> [Work required] Without the images, write out the whole listing exactly.

Rows from a dataset of charts and code:
-------------------------

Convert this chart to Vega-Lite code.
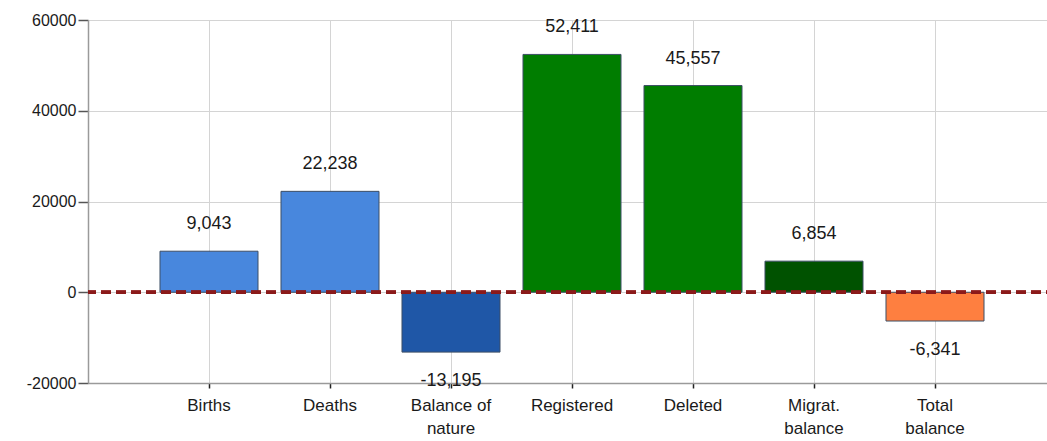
{
  "$schema": "https://vega.github.io/schema/vega-lite/v6.json",
  "autosize": {"type": "none"},
  "padding": {"left": 88, "top": 20, "right": 0, "bottom": 58},
  "width": 968,
  "height": 363,
  "background": "white",
  "config": {
    "locale": {"number": {"decimal": ".", "thousands": ",", "grouping": [3], "currency": ["$", ""], "minus": "-"}},
    "view": {"stroke": null},
    "font": "Liberation Sans",
    "axis": {"labelFont": "Liberation Sans", "labelColor": "#1a1a1a", "gridColor": "#d4d4d4", "gridWidth": 1, "domainColor": "#9a9a9a", "domainWidth": 1.5}
  },
  "data": {
    "values": [
      {"category": "Births", "value": 9043},
      {"category": "Deaths", "value": 22238},
      {"category": "Balance of nature", "value": -13195},
      {"category": "Registered", "value": 52411},
      {"category": "Deleted", "value": 45557},
      {"category": "Migrat. balance", "value": 6854},
      {"category": "Total balance", "value": -6341}
    ]
  },
  "encoding": {
    "x": {
      "field": "category", "type": "nominal", "sort": null,
      "scale": {"paddingInner": 0.19, "paddingOuter": 0.595},
      "axis": {
        "title": null, "labelAngle": 0, "labelFontSize": 17, "labelPadding": 9,
        "labelLineHeight": 23, "bandPosition": 0.5, "grid": true,
        "tickColor": "#222222", "tickSize": 5, "tickWidth": 1.5,
        "labelExpr": "datum.label == 'Balance of nature' ? ['Balance of', 'nature'] : datum.label == 'Migrat. balance' ? ['Migrat.', 'balance'] : datum.label == 'Total balance' ? ['Total', 'balance'] : datum.label"
      }
    }
  },
  "layer": [
    {
      "mark": {"type": "bar", "stroke": "#3d4f66", "strokeWidth": 1},
      "encoding": {
        "y": {
          "field": "value", "type": "quantitative",
          "scale": {"domain": [-20000, 60000], "nice": false},
          "axis": {"title": null, "values": [-20000, 0, 20000, 40000, 60000], "format": "d", "labelFontSize": 16, "tickSize": 10, "tickColor": "#555555", "tickWidth": 1.5, "labelPadding": 2}
        },
        "color": {
          "field": "category", "type": "nominal", "legend": null,
          "scale": {
            "domain": ["Births", "Deaths", "Balance of nature", "Registered", "Deleted", "Migrat. balance", "Total balance"],
            "range": ["#4887dd", "#4887dd", "#1f57a7", "#007d00", "#007d00", "#005200", "#fe7f40"]
          }
        }
      }
    },
    {
      "mark": {"type": "rule", "color": "#8b1a1a", "strokeWidth": 3, "strokeDash": [10, 5]},
      "encoding": {"y": {"datum": 0}, "x": null}
    },
    {
      "transform": [{"filter": "datum.value >= 0"}],
      "mark": {"type": "text", "fontSize": 18, "baseline": "middle", "dy": -27, "color": "#1a1a1a"},
      "encoding": {
        "y": {"field": "value", "type": "quantitative"},
        "text": {"field": "value", "type": "quantitative", "format": ",d"}
      }
    },
    {
      "transform": [{"filter": "datum.value < 0"}],
      "mark": {"type": "text", "fontSize": 18, "baseline": "middle", "dy": 29, "color": "#1a1a1a"},
      "encoding": {
        "y": {"field": "value", "type": "quantitative"},
        "text": {"field": "value", "type": "quantitative", "format": ",d"}
      }
    }
  ]
}
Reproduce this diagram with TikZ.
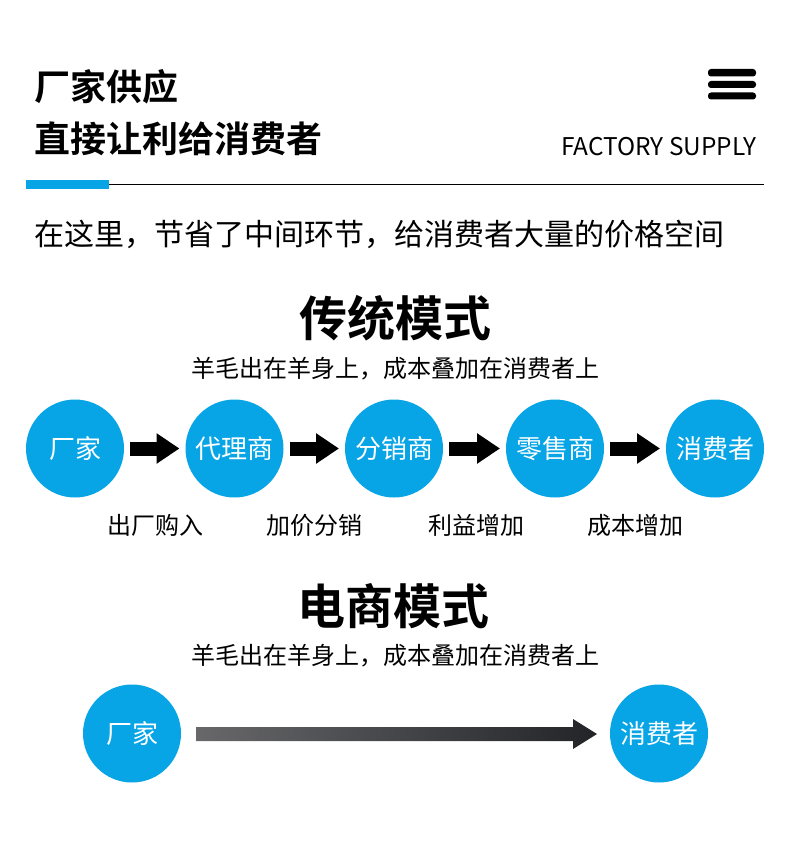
\documentclass[tikz,border=0pt]{standalone}
\usepackage{fontspec}
\usetikzlibrary{arrows.meta,calc}
\newfontfamily\cjk[BoldFont={Noto Sans CJK SC Bold}]{Noto Sans CJK SC}
\definecolor{brandblue}{HTML}{07A5E6}
\definecolor{gradstart}{HTML}{68686B}
\definecolor{gradend}{HTML}{222428}
\tikzset{
  x=1pt,y=-1pt,
  every node/.style={inner sep=0pt,outer sep=0pt,font=\cjk},
  stage/.style={circle,fill=brandblue,minimum size=98pt,text=white,font=\cjk\fontsize{26}{26}\selectfont},
  flow/.style={line width=14pt,-{Triangle[length=23pt,width=29pt]},shorten >=6pt,shorten <=6pt},
  note/.style={font=\cjk\fontsize{24}{24}\selectfont},
  heading/.style={font=\cjk\bfseries\fontsize{48}{48}\selectfont},
  title/.style={anchor=west,font=\cjk\bfseries\fontsize{36}{36}\selectfont},
  bar/.style={fill=black,rounded corners=3pt}
}
\begin{document}
\begin{tikzpicture}
\useasboundingbox (0,0) rectangle (790,853);
\node[title] (t1) at (34.5,87) {厂家供应};
\node[title] (t2) at (34.5,139) {直接让利给消费者};
\node[anchor=east,font=\cjk\fontsize{24.4}{25}\selectfont] (en) at (756.5,147) {FACTORY SUPPLY};
\fill[bar] (708,69) rectangle (756,76.5);
\fill[bar] (708,81) rectangle (756,88);
\fill[bar] (708,92.5) rectangle (756,99.5);
\draw[line width=1.2pt] (26,184.5) -- (764,184.5);
\fill[brandblue] (26,180) rectangle (109,189);
\node[anchor=west,font=\cjk\fontsize{30}{30}\selectfont] (intro) at (34.5,234) {在这里，节省了中间环节，给消费者大量的价格空间};

\node[heading] (h1) at (395,318.5) {传统模式};
\node[note] (s1) at (395,368.5) {羊毛出在羊身上，成本叠加在消费者上};
\node[stage] (a) at (75,448.5) {厂家};
\node[stage] (b) at (234.5,448.5) {代理商};
\node[stage] (c) at (394,448.5) {分销商};
\node[stage] (d) at (555,448.5) {零售商};
\node[stage] (e) at (715,448.5) {消费者};
\draw[flow] (a) -- (b);
\draw[flow] (b) -- (c);
\draw[flow] (c) -- (d);
\draw[flow] (d) -- (e);
\node[note] (l1) at (155,525) {出厂购入};
\node[note] (l2) at (314.5,525) {加价分销};
\node[note] (l3) at (476,525) {利益增加};
\node[note] (l4) at (635.5,525) {成本增加};

\node[heading] (h2) at (393.5,606) {电商模式};
\node[note] (s2) at (395,655.5) {羊毛出在羊身上，成本叠加在消费者上};
\node[stage] (f) at (132,733.5) {厂家};
\node[stage] (g) at (659,733.5) {消费者};
\coordinate (gs) at ($(f.east)+(15,0.5)$);
\coordinate (ge) at ($(g.west)+(-13,0.5)$);
\shade[left color=gradstart,right color=gradend]
  ($(gs)+(0,-7)$) -- ($(ge)+(-24,-7)$) -- ($(ge)+(-24,-15)$) -- (ge)
  -- ($(ge)+(-24,15)$) -- ($(ge)+(-24,7)$) -- ($(gs)+(0,7)$) -- cycle;
\end{tikzpicture}
\end{document}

-------------------------

> [Written solution]
Convert this chart to Vega-Lite code.
{
  "$schema": "https://vega.github.io/schema/vega-lite/v6.json",
  "autosize": {"type": "none"},
  "padding": {"left": 88, "top": 20, "right": 0, "bottom": 58},
  "width": 968,
  "height": 363,
  "background": "white",
  "config": {
    "locale": {"number": {"decimal": ".", "thousands": ",", "grouping": [3], "currency": ["$", ""], "minus": "-"}},
    "view": {"stroke": null},
    "font": "Liberation Sans",
    "axis": {"labelFont": "Liberation Sans", "labelColor": "#1a1a1a", "gridColor": "#d4d4d4", "gridWidth": 1, "domainColor": "#9a9a9a", "domainWidth": 1.5}
  },
  "data": {
    "values": [
      {"category": "Births", "value": 9043},
      {"category": "Deaths", "value": 22238},
      {"category": "Balance of nature", "value": -13195},
      {"category": "Registered", "value": 52411},
      {"category": "Deleted", "value": 45557},
      {"category": "Migrat. balance", "value": 6854},
      {"category": "Total balance", "value": -6341}
    ]
  },
  "encoding": {
    "x": {
      "field": "category", "type": "nominal", "sort": null,
      "scale": {"paddingInner": 0.19, "paddingOuter": 0.595},
      "axis": {
        "title": null, "labelAngle": 0, "labelFontSize": 17, "labelPadding": 9,
        "labelLineHeight": 23, "bandPosition": 0.5, "grid": true,
        "tickColor": "#222222", "tickSize": 5, "tickWidth": 1.5,
        "labelExpr": "datum.label == 'Balance of nature' ? ['Balance of', 'nature'] : datum.label == 'Migrat. balance' ? ['Migrat.', 'balance'] : datum.label == 'Total balance' ? ['Total', 'balance'] : datum.label"
      }
    }
  },
  "layer": [
    {
      "mark": {"type": "bar", "stroke": "#3d4f66", "strokeWidth": 1},
      "encoding": {
        "y": {
          "field": "value", "type": "quantitative",
          "scale": {"domain": [-20000, 60000], "nice": false},
          "axis": {"title": null, "values": [-20000, 0, 20000, 40000, 60000], "format": "d", "labelFontSize": 16, "tickSize": 10, "tickColor": "#555555", "tickWidth": 1.5, "labelPadding": 2}
        },
        "color": {
          "field": "category", "type": "nominal", "legend": null,
          "scale": {
            "domain": ["Births", "Deaths", "Balance of nature", "Registered", "Deleted", "Migrat. balance", "Total balance"],
            "range": ["#4887dd", "#4887dd", "#1f57a7", "#007d00", "#007d00", "#005200", "#fe7f40"]
          }
        }
      }
    },
    {
      "mark": {"type": "rule", "color": "#8b1a1a", "strokeWidth": 3, "strokeDash": [10, 5]},
      "encoding": {"y": {"datum": 0}, "x": null}
    },
    {
      "transform": [{"filter": "datum.value >= 0"}],
      "mark": {"type": "text", "fontSize": 18, "baseline": "middle", "dy": -27, "color": "#1a1a1a"},
      "encoding": {
        "y": {"field": "value", "type": "quantitative"},
        "text": {"field": "value", "type": "quantitative", "format": ",d"}
      }
    },
    {
      "transform": [{"filter": "datum.value < 0"}],
      "mark": {"type": "text", "fontSize": 18, "baseline": "middle", "dy": 29, "color": "#1a1a1a"},
      "encoding": {
        "y": {"field": "value", "type": "quantitative"},
        "text": {"field": "value", "type": "quantitative", "format": ",d"}
      }
    }
  ]
}
Reproduce this diagram with TikZ.
\documentclass[tikz,border=0pt]{standalone}
\usepackage{fontspec}
\usetikzlibrary{arrows.meta,calc}
\newfontfamily\cjk[BoldFont={Noto Sans CJK SC Bold}]{Noto Sans CJK SC}
\definecolor{brandblue}{HTML}{07A5E6}
\definecolor{gradstart}{HTML}{68686B}
\definecolor{gradend}{HTML}{222428}
\tikzset{
  x=1pt,y=-1pt,
  every node/.style={inner sep=0pt,outer sep=0pt,font=\cjk},
  stage/.style={circle,fill=brandblue,minimum size=98pt,text=white,font=\cjk\fontsize{26}{26}\selectfont},
  flow/.style={line width=14pt,-{Triangle[length=23pt,width=29pt]},shorten >=6pt,shorten <=6pt},
  note/.style={font=\cjk\fontsize{24}{24}\selectfont},
  heading/.style={font=\cjk\bfseries\fontsize{48}{48}\selectfont},
  title/.style={anchor=west,font=\cjk\bfseries\fontsize{36}{36}\selectfont},
  bar/.style={fill=black,rounded corners=3pt}
}
\begin{document}
\begin{tikzpicture}
\useasboundingbox (0,0) rectangle (790,853);
\node[title] (t1) at (34.5,87) {厂家供应};
\node[title] (t2) at (34.5,139) {直接让利给消费者};
\node[anchor=east,font=\cjk\fontsize{24.4}{25}\selectfont] (en) at (756.5,147) {FACTORY SUPPLY};
\fill[bar] (708,69) rectangle (756,76.5);
\fill[bar] (708,81) rectangle (756,88);
\fill[bar] (708,92.5) rectangle (756,99.5);
\draw[line width=1.2pt] (26,184.5) -- (764,184.5);
\fill[brandblue] (26,180) rectangle (109,189);
\node[anchor=west,font=\cjk\fontsize{30}{30}\selectfont] (intro) at (34.5,234) {在这里，节省了中间环节，给消费者大量的价格空间};

\node[heading] (h1) at (395,318.5) {传统模式};
\node[note] (s1) at (395,368.5) {羊毛出在羊身上，成本叠加在消费者上};
\node[stage] (a) at (75,448.5) {厂家};
\node[stage] (b) at (234.5,448.5) {代理商};
\node[stage] (c) at (394,448.5) {分销商};
\node[stage] (d) at (555,448.5) {零售商};
\node[stage] (e) at (715,448.5) {消费者};
\draw[flow] (a) -- (b);
\draw[flow] (b) -- (c);
\draw[flow] (c) -- (d);
\draw[flow] (d) -- (e);
\node[note] (l1) at (155,525) {出厂购入};
\node[note] (l2) at (314.5,525) {加价分销};
\node[note] (l3) at (476,525) {利益增加};
\node[note] (l4) at (635.5,525) {成本增加};

\node[heading] (h2) at (393.5,606) {电商模式};
\node[note] (s2) at (395,655.5) {羊毛出在羊身上，成本叠加在消费者上};
\node[stage] (f) at (132,733.5) {厂家};
\node[stage] (g) at (659,733.5) {消费者};
\coordinate (gs) at ($(f.east)+(15,0.5)$);
\coordinate (ge) at ($(g.west)+(-13,0.5)$);
\shade[left color=gradstart,right color=gradend]
  ($(gs)+(0,-7)$) -- ($(ge)+(-24,-7)$) -- ($(ge)+(-24,-15)$) -- (ge)
  -- ($(ge)+(-24,15)$) -- ($(ge)+(-24,7)$) -- ($(gs)+(0,7)$) -- cycle;
\end{tikzpicture}
\end{document}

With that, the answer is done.